In this video, we will perform matrix multiplication using Python and provide insights into executing production jobs on the Fram Linux cluster. The matrix multiplication finished in about 88 seconds, confirming that NumPy routines can leverage OpenMP for parallel processing. This was roughly 20 seconds slower than both the Fortran (video 29) and Fortran MKL (video 31) programs on the Fram Linux cluster.

38.MKL with Python on Fram

In this video, we will use a Python program with the Fortran MKL library on the Fram Linux cluster. The matrix multiplication took about 92 seconds with MKL, compared to 88 seconds with NumPy (video 37), showing similar performance.
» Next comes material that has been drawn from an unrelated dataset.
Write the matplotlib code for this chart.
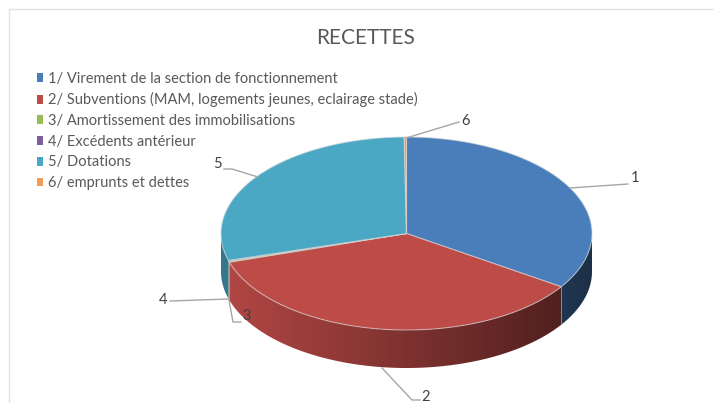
import numpy as np
import matplotlib
matplotlib.use("Agg")
import matplotlib.pyplot as plt
from matplotlib.patches import Patch, Polygon, Rectangle

plt.rcParams['font.family'] = ['Lato', 'DejaVu Sans']

# Data (share of the total in %)
title = "RECETTES"
categories = [
    "1/ Virement de la section de fonctionnement",
    "2/ Subventions (MAM, logements jeunes, eclairage stade)",
    "3/ Amortissement des immobilisations",
    "4/ Excédents antérieur",
    "5/ Dotations",
    "6/ emprunts et dettes",
]
values = [34.3, 35.9, 0.2, 0.1, 29.3, 0.2]
slice_labels = ["1", "2", "3", "4", "5", "6"]
colors = ["#4a7ebb", "#bd4b48", "#98b954", "#7d5fa0", "#4aa8c4", "#f59d56"]

# Pie geometry in pixels
cx, cy = 406.5, 233.5
rx, ry = 185.5, 96.5
depth = 38

# Label text position and leader line for each slice
label_pos = [(635, 178), (426, 397), (247, 316), (163, 300), (217, 164), (466, 121)]
leaders = [
    [(570, 188), (628, 184)],
    [(382, 368), (412, 400), (420, 400)],
    [(229, 300), (233, 322), (241, 322)],
    [(170, 301), (229, 299)],
    [(224, 169), (232, 169), (258, 177)],
    [(406, 138), (459, 122)],
]


def rim(theta):
    # theta is clockwise from 12 o'clock, in degrees
    t = np.radians(theta)
    return cx + rx * np.sin(t), cy - ry * np.cos(t)


fig = plt.figure(figsize=(7.14, 4.03), dpi=100)
ax = fig.add_axes([0, 0, 1, 1])
ax.axis("off")

# Chart frame, cut by the edge of the picture on the right and at the bottom
ax.add_patch(Rectangle((9, 9), 800, 500, fc="white", ec="#e3e3e3", lw=1, zorder=1))

# Slice angles come from the values
edges = np.concatenate([[0], np.cumsum(values)]) / np.sum(values) * 360

# Side wall of the pie, only the front half shows. Gradient clipped to each wall
shade = np.linspace(0.95, 0.38, 256)
wall_gain = {4: 0.75}  # the teal wall is darker than the red one at the same spot
for i in range(len(values)):
    a0, a1 = max(edges[i], 90), min(edges[i + 1], 270)
    if a1 <= a0:
        continue
    th = np.linspace(a0, a1, 200)
    xs, ys = rim(th)
    pts = np.column_stack([np.r_[xs, xs[::-1]], np.r_[ys, ys[::-1] + depth]])
    wall = Polygon(pts, closed=True, fc="none", ec="none", transform=ax.transData)
    ax.add_patch(wall)
    base = np.array(matplotlib.colors.to_rgb(colors[i])) * wall_gain.get(i, 1)
    img = (base[None, None, :] * shade[None, :, None])
    im = ax.imshow(img, extent=[cx - rx, cx + rx, cy + ry + depth, cy - ry],
                   aspect="auto", interpolation="bilinear", zorder=2)
    im.set_clip_path(wall)

ax.set_xlim(0, 714)
ax.set_ylim(403, 0)

# Seam between the two walls on the right
x_seam, y_seam = rim(edges[1])
ax.plot([x_seam, x_seam], [y_seam, y_seam + depth * 0.97], color="#8a8a8a", lw=0.7, zorder=3)

# Top face
for i in range(len(values)):
    th = np.linspace(edges[i], edges[i + 1], max(int(edges[i + 1] - edges[i]) * 2, 3))
    xs, ys = rim(th)
    pts = np.column_stack([np.r_[cx, xs], np.r_[cy, ys]])
    ax.add_patch(Polygon(pts, closed=True, fc=colors[i], ec=(0.85, 0.85, 0.85, 0.6), lw=0.8, zorder=3))

# Leader lines and slice labels
for line, pos, lab in zip(leaders, label_pos, slice_labels):
    pts = np.array(line)
    ax.plot(pts[:, 0], pts[:, 1], color="#a6a6a6", lw=1, zorder=4)
    ax.text(pos[0], pos[1], lab, fontsize=10.5, color="#404040", ha="center", va="center", zorder=5)

ax.text(365.5, 38, title, fontsize=15, color="#595959", ha="center", va="center")

handles = [Patch(fc=c, ec="none") for c in colors]
ax.legend(handles, categories, loc="upper left", bbox_to_anchor=(37 / 714, 1 - 71.5 / 403),
          bbox_transform=fig.transFigure, frameon=False, fontsize=10.5, labelcolor="#595959",
          handlelength=0.42, handleheight=0.55, handletextpad=0.36, labelspacing=0.46,
          borderpad=0, borderaxespad=0)

fig.savefig("out.png", dpi=100)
This confirms that Fortran MKL routines can be effectively used with Python. However, it is advisable to first check if your calculation can be performed with NumPy before considering Fortran MKL.

39.Python on Betzy

In this video, we will perform matrix multiplication using Python and provide details on executing production jobs on the Betzy Linux cluster. The matrix multiplication finished in about 35 seconds, confirming that NumPy routines can leverage OpenMP for parallel processing. Compared to previous videos, the NumPy routine’s performance is between the 39 seconds with the Fortran program (video 33) and the 31 seconds with the Fortran MKL routine (video 34).

40.MKL with Python on Betzy

In this video, we will use a Python program with the Fortran MKL library on the Betzy Linux cluster. The matrix multiplication took about 82 seconds with the Fortran MKL routine, whereas the NumPy routine completed it in 35 and 37 seconds in our last video. This shows that NumPy offers better performance on Betzy. It is wise to check if your calculation can be done with NumPy before considering Fortran MKL. Both libraries generally outperform independent efforts, so exploring high-performance libraries like NumPy and Fortran MKL can be very beneficial.